■ **Work required**
From the entries provided below, copy each line that contains the word "this".

..............................

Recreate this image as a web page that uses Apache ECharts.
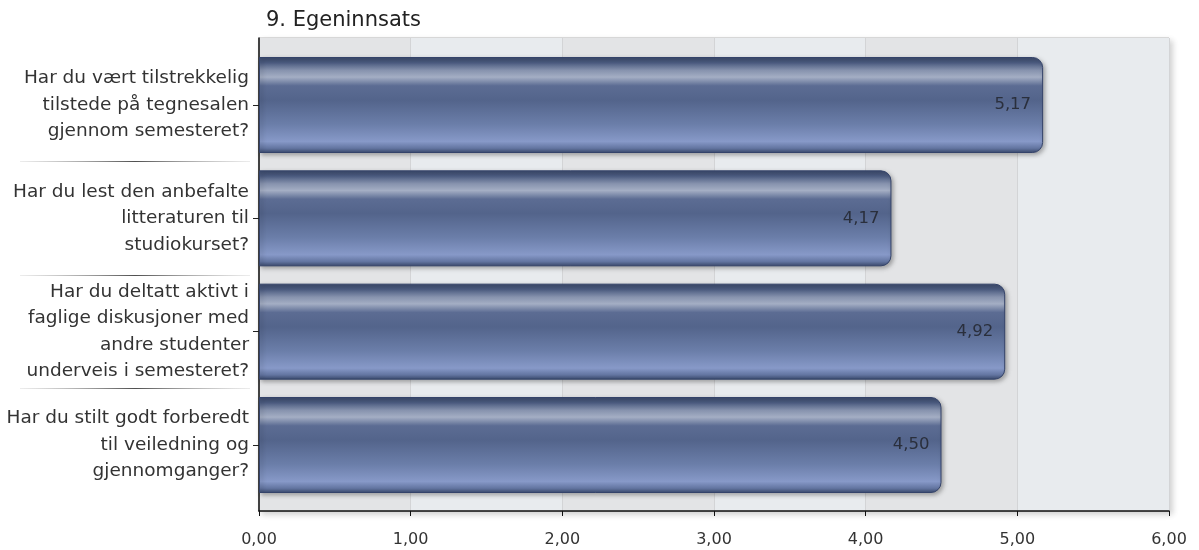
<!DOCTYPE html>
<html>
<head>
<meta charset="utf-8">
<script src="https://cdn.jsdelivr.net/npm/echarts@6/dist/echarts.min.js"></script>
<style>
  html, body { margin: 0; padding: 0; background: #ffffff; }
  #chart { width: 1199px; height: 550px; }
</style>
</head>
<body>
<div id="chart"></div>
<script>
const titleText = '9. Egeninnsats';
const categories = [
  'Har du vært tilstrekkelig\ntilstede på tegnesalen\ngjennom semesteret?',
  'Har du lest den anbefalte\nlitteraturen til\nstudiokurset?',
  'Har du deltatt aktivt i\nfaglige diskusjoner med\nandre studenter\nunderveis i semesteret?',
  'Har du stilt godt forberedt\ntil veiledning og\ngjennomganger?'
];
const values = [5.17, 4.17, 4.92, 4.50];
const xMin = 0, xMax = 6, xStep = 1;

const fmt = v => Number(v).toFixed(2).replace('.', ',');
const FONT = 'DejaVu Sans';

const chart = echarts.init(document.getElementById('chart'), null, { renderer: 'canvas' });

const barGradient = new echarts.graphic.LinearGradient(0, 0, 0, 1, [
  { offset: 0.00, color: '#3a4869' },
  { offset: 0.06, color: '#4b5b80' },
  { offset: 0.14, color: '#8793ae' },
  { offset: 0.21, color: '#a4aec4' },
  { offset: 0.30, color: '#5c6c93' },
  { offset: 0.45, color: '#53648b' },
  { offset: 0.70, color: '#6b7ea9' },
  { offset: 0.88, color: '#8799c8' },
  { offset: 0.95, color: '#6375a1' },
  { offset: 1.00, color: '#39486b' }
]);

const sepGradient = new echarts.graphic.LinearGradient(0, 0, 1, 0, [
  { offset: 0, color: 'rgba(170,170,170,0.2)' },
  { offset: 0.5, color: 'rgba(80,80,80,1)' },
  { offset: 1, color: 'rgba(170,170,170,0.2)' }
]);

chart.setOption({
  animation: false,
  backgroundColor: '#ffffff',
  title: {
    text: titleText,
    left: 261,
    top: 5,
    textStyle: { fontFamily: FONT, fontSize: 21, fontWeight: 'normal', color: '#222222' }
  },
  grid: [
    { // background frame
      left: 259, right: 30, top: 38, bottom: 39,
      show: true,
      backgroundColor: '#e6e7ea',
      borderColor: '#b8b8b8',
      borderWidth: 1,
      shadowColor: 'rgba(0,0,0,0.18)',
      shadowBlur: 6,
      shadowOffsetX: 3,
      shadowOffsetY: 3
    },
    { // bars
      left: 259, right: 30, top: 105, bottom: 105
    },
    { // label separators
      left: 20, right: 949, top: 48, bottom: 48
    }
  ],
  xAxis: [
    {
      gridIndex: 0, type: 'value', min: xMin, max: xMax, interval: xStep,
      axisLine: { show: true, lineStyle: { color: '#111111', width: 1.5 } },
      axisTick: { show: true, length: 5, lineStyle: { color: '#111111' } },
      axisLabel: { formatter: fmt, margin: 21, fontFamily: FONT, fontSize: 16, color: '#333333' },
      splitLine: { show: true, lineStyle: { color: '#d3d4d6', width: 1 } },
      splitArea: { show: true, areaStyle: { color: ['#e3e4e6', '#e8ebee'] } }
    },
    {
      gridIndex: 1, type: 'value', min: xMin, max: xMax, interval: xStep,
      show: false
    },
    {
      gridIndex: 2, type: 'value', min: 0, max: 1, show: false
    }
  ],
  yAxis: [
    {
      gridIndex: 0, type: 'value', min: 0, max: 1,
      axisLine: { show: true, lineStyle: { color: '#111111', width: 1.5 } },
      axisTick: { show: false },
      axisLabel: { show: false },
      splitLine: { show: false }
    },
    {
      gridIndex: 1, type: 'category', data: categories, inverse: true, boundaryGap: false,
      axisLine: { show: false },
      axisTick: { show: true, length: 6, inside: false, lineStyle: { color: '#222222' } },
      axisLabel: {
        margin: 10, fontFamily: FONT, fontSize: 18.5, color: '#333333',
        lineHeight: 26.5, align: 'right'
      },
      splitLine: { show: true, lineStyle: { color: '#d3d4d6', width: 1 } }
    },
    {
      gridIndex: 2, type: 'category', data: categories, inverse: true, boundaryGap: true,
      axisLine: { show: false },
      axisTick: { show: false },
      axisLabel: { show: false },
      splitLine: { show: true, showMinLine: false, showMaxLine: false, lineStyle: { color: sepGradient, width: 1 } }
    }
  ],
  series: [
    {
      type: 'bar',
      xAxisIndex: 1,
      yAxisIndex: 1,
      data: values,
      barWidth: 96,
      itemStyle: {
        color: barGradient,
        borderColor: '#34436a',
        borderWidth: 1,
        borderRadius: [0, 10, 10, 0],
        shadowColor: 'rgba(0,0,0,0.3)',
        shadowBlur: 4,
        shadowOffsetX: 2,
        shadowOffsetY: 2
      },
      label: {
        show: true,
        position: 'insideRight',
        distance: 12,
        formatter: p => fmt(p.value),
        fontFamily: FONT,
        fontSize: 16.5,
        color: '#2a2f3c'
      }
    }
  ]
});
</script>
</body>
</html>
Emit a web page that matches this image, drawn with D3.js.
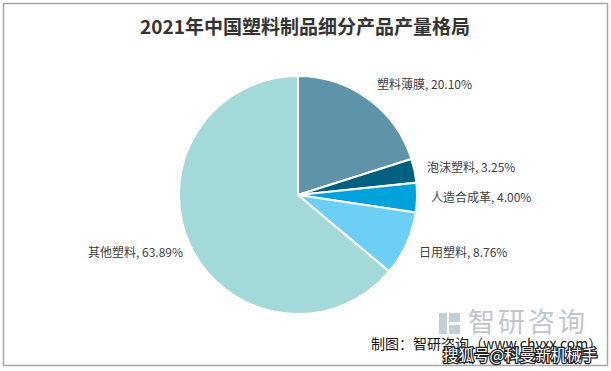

..............................

■ **Written answer**
Recreate this image as a web page that uses Apache ECharts.
Emit a web page that matches this image, drawn with D3.js.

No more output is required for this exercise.